A new attitude was Louis’s secret ingredient. Like the meals in those ovens, he had experienced complete transformation. Now he dreams of opening his own food truck business.
“I’m living a nice life right now, but you always want to enhance your abilities and move forward,” says Louis. He looks sharp in his kitchen uniform, but he may not be wearing it for much longer. He has been discussing his plans with potential business partners, and he hopes to have something off the ground in the next two years.
The Real Story
Jessica isn’t done moving forward, either.
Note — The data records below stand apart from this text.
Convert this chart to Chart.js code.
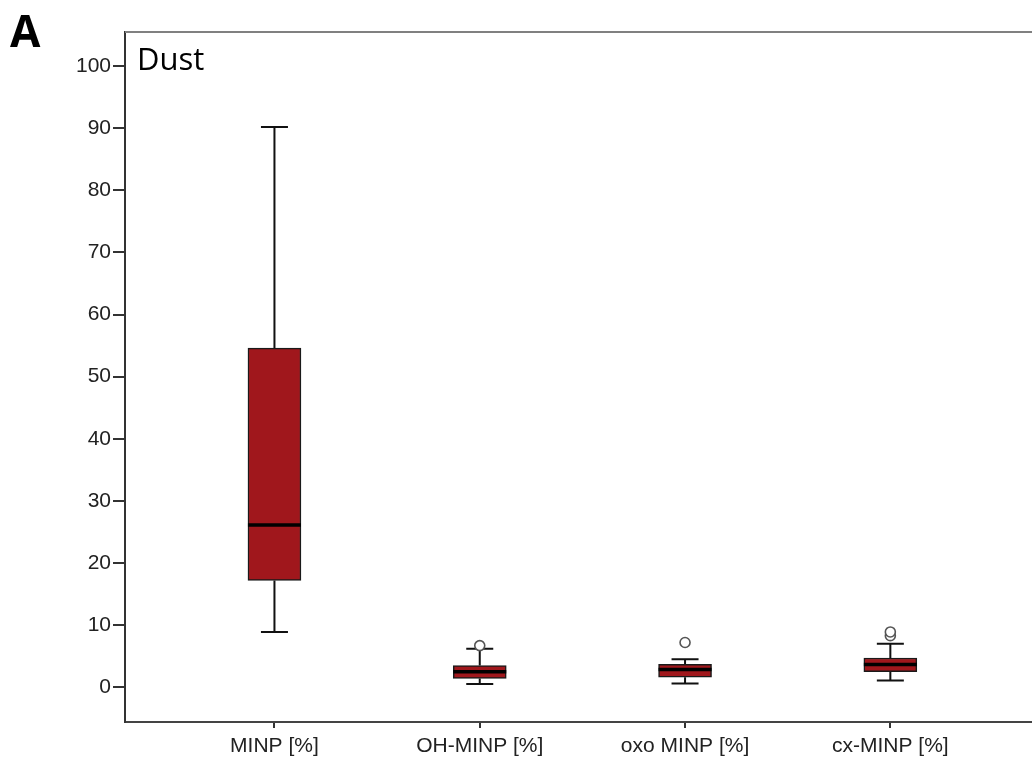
<!DOCTYPE html>
<html>
<head>
<meta charset="utf-8">
<script src="https://cdn.jsdelivr.net/npm/chart.js@4.4.0/dist/chart.umd.min.js"></script>
<style>
  html, body { margin: 0; padding: 0; background: #fff; }
  #wrap { position: relative; width: 1032px; height: 769px; }
  canvas { display: block; }
  #panel { position: absolute; left: 10px; top: 0px; font: bold 44px "Open Sans", "Liberation Sans", sans-serif; color: #000; }
  #dust { position: absolute; left: 137px; top: 37px; font: 31px "Open Sans", "Liberation Sans", sans-serif; color: #000; }
</style>
</head>
<body>
<div id="wrap">
  <canvas id="c" width="1032" height="769"></canvas>
  <div id="panel">A</div>
  <div id="dust">Dust</div>
</div>
<script>
const categories = ['MINP [%]', 'OH-MINP [%]', 'oxo MINP [%]', 'cx-MINP [%]'];
const mins    = [8.9, 0.5, 0.6, 1.1];
const q1s     = [17.2, 1.4, 1.6, 2.5];
const medians = [26.1, 2.5, 2.85, 3.65];
const q3s     = [54.6, 3.5, 3.7, 4.7];
const maxs    = [90.2, 6.2, 4.5, 7.0];
const outliers = [[], [6.7], [7.2], [8.3, 8.9]];
const yTicks = [0, 10, 20, 30, 40, 50, 60, 70, 80, 90, 100];

const boxData = categories.map((c, i) => ({ x: i, y: [q1s[i], q3s[i]] }));
const outlierData = [];
outliers.forEach((arr, i) => arr.forEach(v => outlierData.push({ x: i, y: v })));

const boxPlugin = {
  id: 'boxParts',
  beforeDatasetsDraw(chart) {
    const ctx = chart.ctx, xs = chart.scales.x, ys = chart.scales.y;
    ctx.save();
    ctx.strokeStyle = '#111';
    ctx.lineWidth = 2;
    const cap = 13.5;
    categories.forEach((c, i) => {
      const x = xs.getPixelForValue(i);
      const yMin = ys.getPixelForValue(mins[i]);
      const yQ1 = ys.getPixelForValue(q1s[i]);
      const yQ3 = ys.getPixelForValue(q3s[i]);
      const yMax = ys.getPixelForValue(maxs[i]);
      ctx.beginPath();
      ctx.moveTo(x, yQ3); ctx.lineTo(x, yMax);
      ctx.moveTo(x - cap, yMax); ctx.lineTo(x + cap, yMax);
      ctx.moveTo(x, yQ1); ctx.lineTo(x, yMin);
      ctx.moveTo(x - cap, yMin); ctx.lineTo(x + cap, yMin);
      ctx.stroke();
    });
    ctx.restore();
  },
  afterDatasetsDraw(chart) {
    const ctx = chart.ctx, xs = chart.scales.x, ys = chart.scales.y, a = chart.chartArea;
    ctx.save();
    ctx.strokeStyle = '#000';
    ctx.lineWidth = 3.5;
    const half = 26.5;
    categories.forEach((c, i) => {
      const x = xs.getPixelForValue(i);
      const y = ys.getPixelForValue(medians[i]);
      ctx.beginPath();
      ctx.moveTo(x - half, y); ctx.lineTo(x + half, y);
      ctx.stroke();
    });
    ctx.strokeStyle = '#808080';
    ctx.lineWidth = 2;
    ctx.beginPath();
    ctx.moveTo(a.left, a.top); ctx.lineTo(chart.width, a.top);
    ctx.stroke();
    ctx.restore();
  }
};

new Chart(document.getElementById('c'), {
  data: {
    datasets: [
      {
        type: 'bar',
        data: boxData,
        backgroundColor: '#A0171C',
        borderColor: '#1a1a1a',
        borderWidth: 1.5,
        borderSkipped: false,
        barThickness: 53,
        order: 2
      },
      {
        type: 'scatter',
        data: outlierData,
        pointStyle: 'circle',
        pointRadius: 5,
        pointBackgroundColor: '#fff',
        pointBorderColor: '#555',
        pointBorderWidth: 1.6,
        order: 1
      }
    ]
  },
  options: {
    responsive: false,
    animation: false,
    events: [],
    layout: { autoPadding: false, padding: { left: 0, right: 0, top: 32, bottom: 0 } },
    plugins: { legend: { display: false }, tooltip: { enabled: false } },
    scales: {
      x: {
        type: 'linear',
        offset: false,
        min: -0.728,
        max: 3.69,
        afterBuildTicks: s => { s.ticks = categories.map((c, i) => ({ value: i })); },
        afterFit: s => { s.height = 47; s.paddingRight = 0; s.paddingLeft = 0; },
        ticks: {
          callback: v => categories[v],
          autoSkip: false,
          maxRotation: 0,
          padding: 6,
          color: '#222',
          font: { family: '"Liberation Sans", Arial, sans-serif', size: 21 }
        },
        grid: { offset: false, drawOnChartArea: false, drawTicks: true, tickLength: 6, color: '#333', lineWidth: 2 },
        border: { display: true, color: '#444', width: 2 }
      },
      y: {
        type: 'linear',
        min: -5.6,
        max: 105.5,
        afterBuildTicks: s => { s.ticks = yTicks.map(v => ({ value: v })); },
        afterFit: s => { s.width = 125; },
        ticks: {
          padding: 2,
          color: '#222',
          font: { family: '"Liberation Sans", Arial, sans-serif', size: 21 }
        },
        grid: { drawOnChartArea: false, drawTicks: true, tickLength: 12, color: '#333', lineWidth: 2 },
        border: { display: true, color: '#333', width: 2 }
      }
    }
  },
  plugins: [boxPlugin]
});
</script>
</body>
</html>
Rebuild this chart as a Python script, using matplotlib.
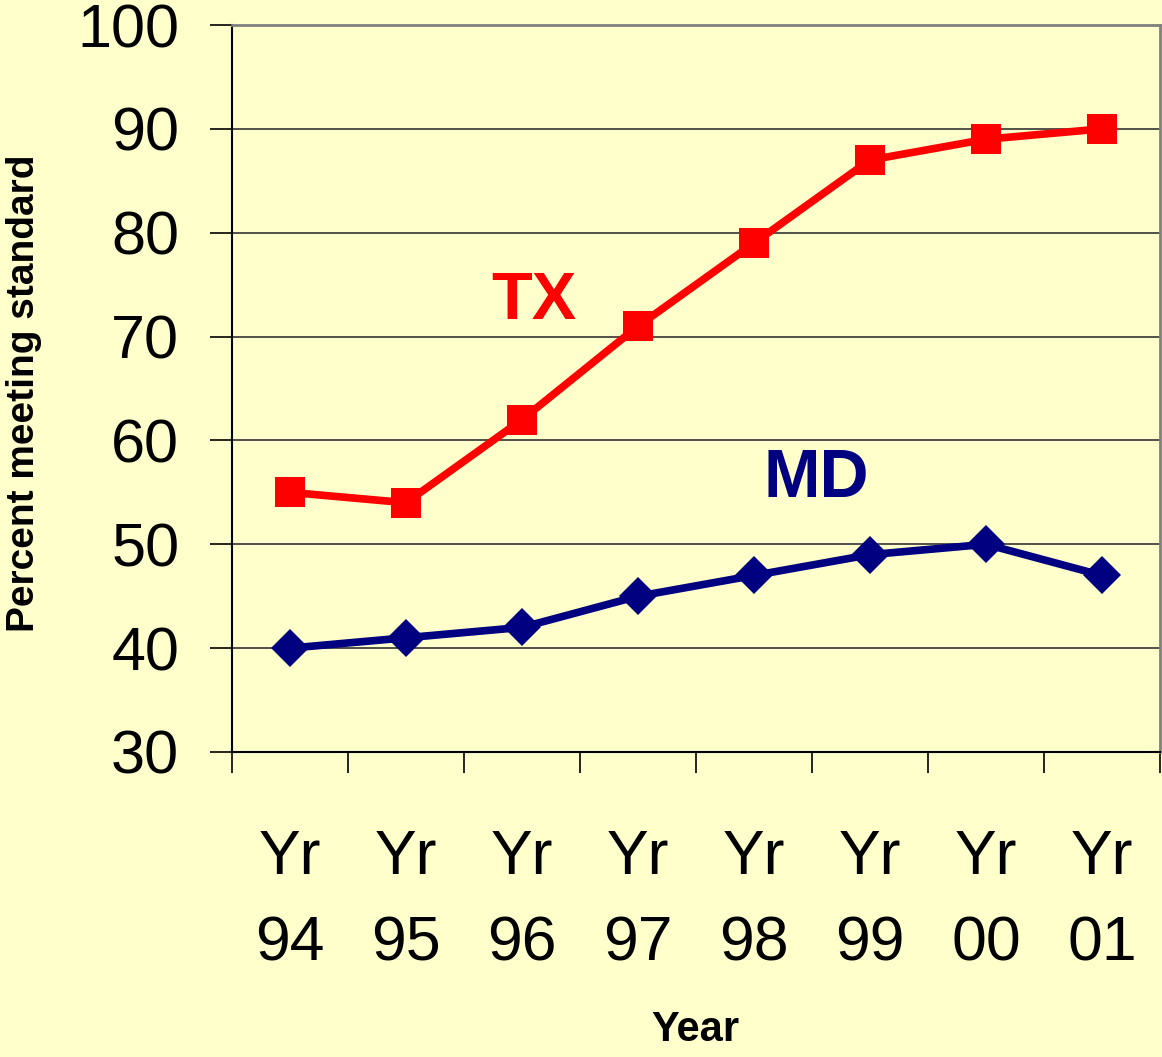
import matplotlib
matplotlib.use("Agg")
import matplotlib.pyplot as plt
import numpy as np

categories = ["Yr\n94", "Yr\n95", "Yr\n96", "Yr\n97", "Yr\n98", "Yr\n99", "Yr\n00", "Yr\n01"]
tx_values = [55, 54, 62, 71, 79, 87, 89, 90]
md_values = [40, 41, 42, 45, 47, 49, 50, 47]
y_ticks = [30, 40, 50, 60, 70, 80, 90, 100]

plt.rcParams['font.family'] = ['Liberation Sans', 'DejaVu Sans']
bg = '#FFFFCC'

fig = plt.figure(figsize=(11.62, 10.57), dpi=100, facecolor=bg)
ax = fig.add_axes([232/1162, 1 - 752/1057, (1160-232)/1162, (752-25)/1057])
ax.set_facecolor(bg)

x = np.arange(len(categories))
ax.plot(x, tx_values, color='#FF0000', lw=5.5, marker='s', ms=21, mew=0, zorder=3)
ax.plot(x, md_values, color='#000080', lw=5.5, marker='D', ms=19, mew=0, zorder=3)

ax.set_xlim(-0.5, len(categories) - 0.5)
ax.set_ylim(30, 100)
ax.set_yticks(y_ticks)
ax.tick_params(axis='y', labelsize=44, length=16, width=1.2, pad=22, direction='out', color='black')
ax.yaxis.grid(True, color='#333333', lw=1.2)
ax.set_axisbelow(True)

ax.set_xticks(np.arange(len(categories) + 1) - 0.5)
ax.set_xticklabels([])
ax.tick_params(axis='x', which='major', length=15, width=1.2, direction='out', color='black')
ax.set_xticks(x, minor=True)
ax.set_xticklabels(categories, minor=True, fontsize=45, linespacing=1.6)
ax.tick_params(axis='x', which='minor', length=0, pad=55)

for s in ['left', 'bottom']:
    ax.spines[s].set_color('black')
    ax.spines[s].set_linewidth(1.5)
for s in ['top', 'right']:
    ax.spines[s].set_color('#808080')
    ax.spines[s].set_linewidth(2)

fig.text(24/1162, 1 - 393/1057, 'Percent meeting standard', rotation=90, fontsize=28,
         fontweight='bold', ha='center', va='center')
fig.text(695/1162, 1 - 1030/1057, 'Year', fontsize=30, fontweight='bold', ha='center', va='center')

ax.text(2.1, 73.3, 'TX', color='#FF0000', fontsize=48, fontweight='bold', ha='center', va='center')
ax.text(4.54, 56.3, 'MD', color='#000080', fontsize=49, fontweight='bold', ha='center', va='center')

fig.savefig('out.png', dpi=100, facecolor=bg)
She won a scholarship through DCCK to work on her certificate in human resources management, which she plans to complete in the next year. Another goal is to obtain her Certified Volunteer Administrator (CVA) credential. As volunteer program coordinator, she has already gained some experience in that area.
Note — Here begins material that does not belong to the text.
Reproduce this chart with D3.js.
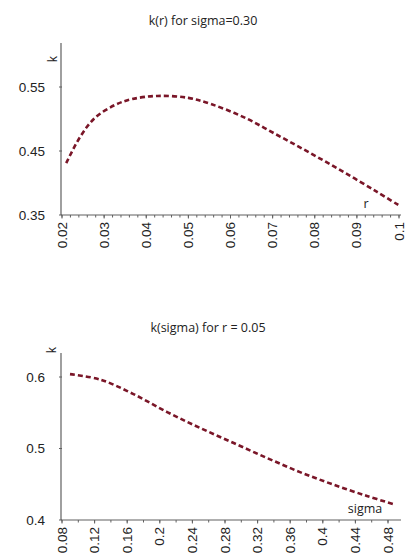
<!DOCTYPE html>
<html><head><meta charset="utf-8">
<script src="https://cdn.jsdelivr.net/npm/d3@7"></script>
<style>body{margin:0;background:#fff}svg{display:block}</style>
</head><body>
<svg id="c" width="407" height="553"></svg>
<script>
// Chart 1: k(r) for sigma = 0.30
const title1 = "k(r) for sigma=0.30";
const rValues = [0.021, 0.0243, 0.0278, 0.0326, 0.0366, 0.0426, 0.05, 0.0553, 0.0631, 0.0711, 0.0789, 0.0868, 0.0947, 0.1];
const kOfR = [0.431, 0.472, 0.5016, 0.522, 0.531, 0.536, 0.533, 0.5235, 0.503, 0.475, 0.4469, 0.4173, 0.3865, 0.365];
const xTicks1 = [0.02, 0.03, 0.04, 0.05, 0.06, 0.07, 0.08, 0.09, 0.1];
const yTicks1 = [0.35, 0.45, 0.55];

// Chart 2: k(sigma) for r = 0.05
const title2 = "k(sigma) for r = 0.05";
const sigmaValues = [0.0898, 0.1266, 0.167, 0.209, 0.249, 0.290, 0.331, 0.372, 0.4125, 0.4542, 0.4861];
const kOfSigma = [0.604, 0.5965, 0.5765, 0.551, 0.529, 0.508, 0.487, 0.467, 0.4497, 0.4336, 0.4224];
const xTicks2 = [0.08, 0.12, 0.16, 0.2, 0.24, 0.28, 0.32, 0.36, 0.4, 0.44, 0.48];
const yTicks2 = [0.4, 0.5, 0.6];

const svg = d3.select("#c");
const lineColor = "#7a1628";
const axisColor = "#606060";

function drawChart(cfg) {
  const g = svg.append("g");
  const x = d3.scaleLinear().domain(cfg.xDom).range(cfg.xRange);
  const y = d3.scaleLinear().domain(cfg.yDom).range(cfg.yRange);

  g.append("text").attr("x", cfg.titleX).attr("y", cfg.titleY)
    .attr("text-anchor", "middle")
    .attr("font-family", "'Open Sans', 'Noto Sans', sans-serif")
    .attr("font-size", 12.5).attr("fill", "#222").text(cfg.title);

  const xAxisG = g.append("g").attr("transform", `translate(0,${cfg.yRange[0]})`);
  xAxisG.append("line").attr("x1", cfg.xRange[0] - 1).attr("x2", cfg.xAxisEnd)
    .attr("stroke", axisColor).attr("stroke-width", 1.2);
  const minor = d3.range(cfg.xDom[0], x.invert(cfg.xAxisEnd) + 1e-9, cfg.minorStep);
  xAxisG.selectAll("line.mn").data(minor).join("line").attr("class", "mn")
    .attr("x1", d => x(d)).attr("x2", d => x(d)).attr("y1", 0).attr("y2", 2.5)
    .attr("stroke", axisColor).attr("stroke-width", 1);
  xAxisG.selectAll("line.mj").data(cfg.xTicks).join("line").attr("class", "mj")
    .attr("x1", d => x(d)).attr("x2", d => x(d)).attr("y1", 0).attr("y2", 3.5)
    .attr("stroke", axisColor).attr("stroke-width", 1);
  xAxisG.selectAll("text").data(cfg.xTicks).join("text")
    .attr("transform", d => `translate(${x(d) + 4.5},7) rotate(-90)`)
    .attr("text-anchor", "end")
    .attr("font-family", "'Liberation Sans', Arial, sans-serif")
    .attr("font-size", 13.5).attr("fill", "#222")
    .text(d => String(+d.toFixed(3)));

  const yAxisG = g.append("g").attr("transform", `translate(${cfg.xRange[0] - 1},0)`);
  yAxisG.append("line").attr("y1", cfg.yRange[0]).attr("y2", cfg.yAxisTop)
    .attr("stroke", axisColor).attr("stroke-width", 1.2);
  yAxisG.selectAll("line.t").data(cfg.yTicks).join("line").attr("class", "t")
    .attr("x1", -2).attr("x2", 1).attr("y1", d => y(d)).attr("y2", d => y(d))
    .attr("stroke", axisColor).attr("stroke-width", 1);
  yAxisG.selectAll("text").data(cfg.yTicks).join("text")
    .attr("x", -16).attr("y", d => y(d) + 4.5)
    .attr("text-anchor", "end")
    .attr("font-family", "'Liberation Sans', Arial, sans-serif")
    .attr("font-size", 13.5).attr("fill", "#222")
    .text(d => String(d));

  g.append("text")
    .attr("transform", `translate(${cfg.kLabelX},${cfg.kLabelY}) rotate(-90)`)
    .attr("text-anchor", "middle")
    .attr("font-family", "'Open Sans', 'Noto Sans', sans-serif")
    .attr("font-size", 12).attr("fill", "#222").text("k");
  g.append("text").attr("x", cfg.xLabelX).attr("y", cfg.xLabelY)
    .attr("text-anchor", "middle")
    .attr("font-family", "'Open Sans', 'Noto Sans', sans-serif")
    .attr("font-size", 12.5).attr("fill", "#222").text(cfg.xLabel);

  const line = d3.line().x(d => x(d[0])).y(d => y(d[1])).curve(d3.curveCatmullRom.alpha(0.5));
  g.append("path").datum(d3.zip(cfg.xs, cfg.ys))
    .attr("d", line).attr("fill", "none")
    .attr("stroke", lineColor).attr("stroke-width", 2.6)
    .attr("stroke-dasharray", "5,3");
}

drawChart({
  title: title1, titleX: 203, titleY: 25,
  xDom: [0.02, 0.1], xRange: [62, 399], xAxisEnd: 401, minorStep: 0.002,
  yDom: [0.35, 0.55], yRange: [215, 87], yAxisTop: 43,
  xTicks: xTicks1, yTicks: yTicks1,
  xs: rValues, ys: kOfR,
  kLabelX: 57, kLabelY: 59, xLabel: "r", xLabelX: 366, xLabelY: 208
});

drawChart({
  title: title2, titleX: 208, titleY: 332,
  xDom: [0.08, 0.48], xRange: [62, 388], xAxisEnd: 401, minorStep: 0.02,
  yDom: [0.4, 0.6], yRange: [520, 377], yAxisTop: 353,
  xTicks: xTicks2, yTicks: yTicks2,
  xs: sigmaValues, ys: kOfSigma,
  kLabelX: 56, kLabelY: 350, xLabel: "sigma", xLabelX: 365, xLabelY: 513
});
</script>
</body></html>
“A lot of times I’ll get to talking with students when they come in, or court-ordered volunteers,” says Jessica. “Sometimes when I share parts of my story with them, they look at me like, ‘Really? You don’t look like somebody who’s got a history.’ It’s always really cool when people make that connection. … It’s always funny how surprised people are.”
Today, Jessica is a registered voter, receives no outside assistance, and lives in her own place with her name on the lease. When asked about how different life is now, her face lights up. “It’s a complete 180,” she says.
In light of stories like these, Prison Fellowship works to support second chances for those locked up in the “second prison.” The Second Prison Project, a campaign of Prison Fellowship, seeks to change perceptions of those with a criminal record. No one should live in the shadow of their past mistakes when they have already paid their debt behind bars. When people are sincerely ready to lead a new life, they should be afforded the dignity to do so. Given a new start, they can experience real restoration and start giving back to their communities.
Andy Finke, who knows the remarkable stories of Jessica, Louis, and so many others, wholeheartedly agrees. “There are numerous reasons why folks got in trouble but that’s not really the story. The story is afterwards, how they’ve grown, how they’ve changed, and how they’ve changed their community and those around them. That’s the real story.”